Strip the pictures and reproduce the rest of the listing exactly.
__________________________________________________
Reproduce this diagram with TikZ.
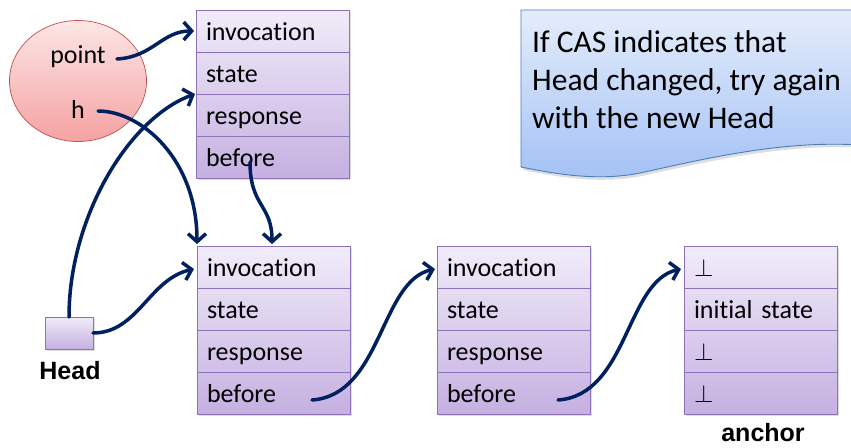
\documentclass[tikz,border=0pt]{standalone}
\usepackage{fontspec}
\setmainfont{Carlito}[Ligatures={NoCommon,NoContextual}]
\newfontfamily\labelfont{Liberation Sans}
\usetikzlibrary{arrows.meta,shapes.geometric}

\definecolor{ptrblue}{HTML}{002060}
\definecolor{recborder}{HTML}{8E72B8}
\definecolor{rectop}{HTML}{F1ECF9}
\definecolor{recbot}{HTML}{C5B0E1}
\definecolor{notetop}{HTML}{E4EDFB}
\definecolor{notebot}{HTML}{A3C1F5}
\definecolor{noteborder}{HTML}{4A7EBB}
\definecolor{balltop}{HTML}{FDE6E6}
\definecolor{ballbot}{HTML}{F5A2A2}
\definecolor{ballborder}{HTML}{C0504D}

\tikzset{
  ptr/.style={draw=ptrblue, line width=3.5pt, line cap=round,
    -{Straight Barb[length=8pt,width=18pt]}},
  row/.style={draw=recborder, line width=0.9pt, outer sep=0pt,
    inner xsep=10pt, inner ysep=0pt, minimum height=42pt,
    text width=133pt, align=left, text height=18pt, text depth=0pt,
    font=\fontsize{26}{30}\selectfont},
  softshadow/.style={fill=black, opacity=0.13},
  recfill/.style={top color=rectop, bottom color=recbot},
  plainlabel/.style={inner sep=0pt, font=\fontsize{26}{30}\selectfont},
  boldlabel/.style={inner sep=0pt, font=\labelfont\bfseries\fontsize{25}{30}\selectfont}
}

% a record of four stacked fields: name prefix, top-left x, y, field texts
\newcommand\drawrecord[7]{%
  \fill[softshadow] (#2+2,#3+2) rectangle (#2+155,#3+170);
  \shade[recfill] (#2,#3) rectangle (#2+153,#3+168);
  \node[row,anchor=north west] (#1a) at (#2,#3) {#4};
  \node[row,anchor=north] (#1b) at (#1a.south) {#5};
  \node[row,anchor=north] (#1c) at (#1b.south) {#6};
  \node[row,anchor=north] (#1d) at (#1c.south) {#7};
}

\begin{document}
\begin{tikzpicture}[x=1pt,y=-1pt]
\useasboundingbox (0,0) rectangle (851,447);

% note with wavy bottom edge
\fill[softshadow] (523,13) -- (862,13) -- (862,148) .. controls (782,143) and (702,163) .. (642,176)
  .. controls (602,184) and (562,178) .. (523,170) -- cycle;
\path[draw=noteborder, line width=0.9pt, top color=notetop, bottom color=notebot]
  (521,10) -- (860,10) -- (860,145) .. controls (780,140) and (700,160) .. (640,173)
  .. controls (600,181) and (560,175) .. (521,167) -- cycle;
\node[anchor=north west, inner sep=0pt, align=left, font=\fontsize{31.5}{38}\selectfont]
  (note) at (532,30) {If CAS indicates that\\Head changed, try again\\with the new Head};

% local variables
\node[ellipse, minimum width=137pt, minimum height=121pt, draw=ballborder, line width=0.7pt,
  top color=balltop, bottom color=ballbot] (ball) at (78,81) {};
\node[plainlabel] (pt) at (78,57) {point};
\node[plainlabel] (h) at (78,109) {h};

% shared head pointer
\fill[softshadow] (47,319) rectangle (95,351);
\node[draw=recborder, line width=0.9pt, recfill, minimum width=48pt, minimum height=32pt,
  outer sep=0pt, inner sep=0pt] (hd) at (69,333) {};
\node[boldlabel] (hdlab) at (70,371) {Head};

% records
\drawrecord{r0}{196}{10}{invocation}{state}{response}{before}
\drawrecord{r1}{197}{246}{invocation}{state}{response}{before}
\drawrecord{r2}{437}{246}{invocation}{state}{response}{before}
\drawrecord{r3}{684}{246}{$\perp$}{initial state}{$\perp$}{$\perp$}
\node[boldlabel] (anclab) at (763,433) {anchor};

% pointers
\draw[ptr] ([shift={(11,2)}]pt.east) .. controls +(36,-2) and +(-32,0) .. ([shift={(-2,0)}]r0a.west);
\draw[ptr] (hd.north) .. controls +(0,-100) and +(-66,24) .. ([shift={(-1,0)}]r0b.south west);
\draw[ptr] ([shift={(13,2)}]h.east) .. controls +(43,0) and +(0,-85) .. ([shift={(0,-2)}]r1a.north west);
\draw[ptr] ([shift={(54,5)}]r0d.west) .. controls +(0,45) and +(0,-40) .. ([shift={(75,-2)}]r1a.north west);
\draw[ptr] (hd.east) .. controls +(45,0) and +(-45,10) .. ([shift={(-3,2)}]r1a.west);
\draw[ptr] ([shift={(115,7)}]r1d.west) .. controls +(70,-5) and +(-55,12) .. ([shift={(-2,2)}]r2a.west);
\draw[ptr] ([shift={(121,7)}]r2d.west) .. controls +(70,-5) and +(-55,12) .. ([shift={(-3,2)}]r3a.west);
\end{tikzpicture}
\end{document}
__________________________________________________
Correct result =
Reproduce this diagram with TikZ.
\documentclass[tikz,border=0pt]{standalone}
\usepackage{fontspec}
\setmainfont{Carlito}[Ligatures={NoCommon,NoContextual}]
\newfontfamily\labelfont{Liberation Sans}
\usetikzlibrary{arrows.meta,shapes.geometric}

\definecolor{ptrblue}{HTML}{002060}
\definecolor{recborder}{HTML}{8E72B8}
\definecolor{rectop}{HTML}{F1ECF9}
\definecolor{recbot}{HTML}{C5B0E1}
\definecolor{notetop}{HTML}{E4EDFB}
\definecolor{notebot}{HTML}{A3C1F5}
\definecolor{noteborder}{HTML}{4A7EBB}
\definecolor{balltop}{HTML}{FDE6E6}
\definecolor{ballbot}{HTML}{F5A2A2}
\definecolor{ballborder}{HTML}{C0504D}

\tikzset{
  ptr/.style={draw=ptrblue, line width=3.5pt, line cap=round,
    -{Straight Barb[length=8pt,width=18pt]}},
  row/.style={draw=recborder, line width=0.9pt, outer sep=0pt,
    inner xsep=10pt, inner ysep=0pt, minimum height=42pt,
    text width=133pt, align=left, text height=18pt, text depth=0pt,
    font=\fontsize{26}{30}\selectfont},
  softshadow/.style={fill=black, opacity=0.13},
  recfill/.style={top color=rectop, bottom color=recbot},
  plainlabel/.style={inner sep=0pt, font=\fontsize{26}{30}\selectfont},
  boldlabel/.style={inner sep=0pt, font=\labelfont\bfseries\fontsize{25}{30}\selectfont}
}

% a record of four stacked fields: name prefix, top-left x, y, field texts
\newcommand\drawrecord[7]{%
  \fill[softshadow] (#2+2,#3+2) rectangle (#2+155,#3+170);
  \shade[recfill] (#2,#3) rectangle (#2+153,#3+168);
  \node[row,anchor=north west] (#1a) at (#2,#3) {#4};
  \node[row,anchor=north] (#1b) at (#1a.south) {#5};
  \node[row,anchor=north] (#1c) at (#1b.south) {#6};
  \node[row,anchor=north] (#1d) at (#1c.south) {#7};
}

\begin{document}
\begin{tikzpicture}[x=1pt,y=-1pt]
\useasboundingbox (0,0) rectangle (851,447);

% note with wavy bottom edge
\fill[softshadow] (523,13) -- (862,13) -- (862,148) .. controls (782,143) and (702,163) .. (642,176)
  .. controls (602,184) and (562,178) .. (523,170) -- cycle;
\path[draw=noteborder, line width=0.9pt, top color=notetop, bottom color=notebot]
  (521,10) -- (860,10) -- (860,145) .. controls (780,140) and (700,160) .. (640,173)
  .. controls (600,181) and (560,175) .. (521,167) -- cycle;
\node[anchor=north west, inner sep=0pt, align=left, font=\fontsize{31.5}{38}\selectfont]
  (note) at (532,30) {If CAS indicates that\\Head changed, try again\\with the new Head};

% local variables
\node[ellipse, minimum width=137pt, minimum height=121pt, draw=ballborder, line width=0.7pt,
  top color=balltop, bottom color=ballbot] (ball) at (78,81) {};
\node[plainlabel] (pt) at (78,57) {point};
\node[plainlabel] (h) at (78,109) {h};

% shared head pointer
\fill[softshadow] (47,319) rectangle (95,351);
\node[draw=recborder, line width=0.9pt, recfill, minimum width=48pt, minimum height=32pt,
  outer sep=0pt, inner sep=0pt] (hd) at (69,333) {};
\node[boldlabel] (hdlab) at (70,371) {Head};

% records
\drawrecord{r0}{196}{10}{invocation}{state}{response}{before}
\drawrecord{r1}{197}{246}{invocation}{state}{response}{before}
\drawrecord{r2}{437}{246}{invocation}{state}{response}{before}
\drawrecord{r3}{684}{246}{$\perp$}{initial state}{$\perp$}{$\perp$}
\node[boldlabel] (anclab) at (763,433) {anchor};

% pointers
\draw[ptr] ([shift={(11,2)}]pt.east) .. controls +(36,-2) and +(-32,0) .. ([shift={(-2,0)}]r0a.west);
\draw[ptr] (hd.north) .. controls +(0,-100) and +(-66,24) .. ([shift={(-1,0)}]r0b.south west);
\draw[ptr] ([shift={(13,2)}]h.east) .. controls +(43,0) and +(0,-85) .. ([shift={(0,-2)}]r1a.north west);
\draw[ptr] ([shift={(54,5)}]r0d.west) .. controls +(0,45) and +(0,-40) .. ([shift={(75,-2)}]r1a.north west);
\draw[ptr] (hd.east) .. controls +(45,0) and +(-45,10) .. ([shift={(-3,2)}]r1a.west);
\draw[ptr] ([shift={(115,7)}]r1d.west) .. controls +(70,-5) and +(-55,12) .. ([shift={(-2,2)}]r2a.west);
\draw[ptr] ([shift={(121,7)}]r2d.west) .. controls +(70,-5) and +(-55,12) .. ([shift={(-3,2)}]r3a.west);
\end{tikzpicture}
\end{document}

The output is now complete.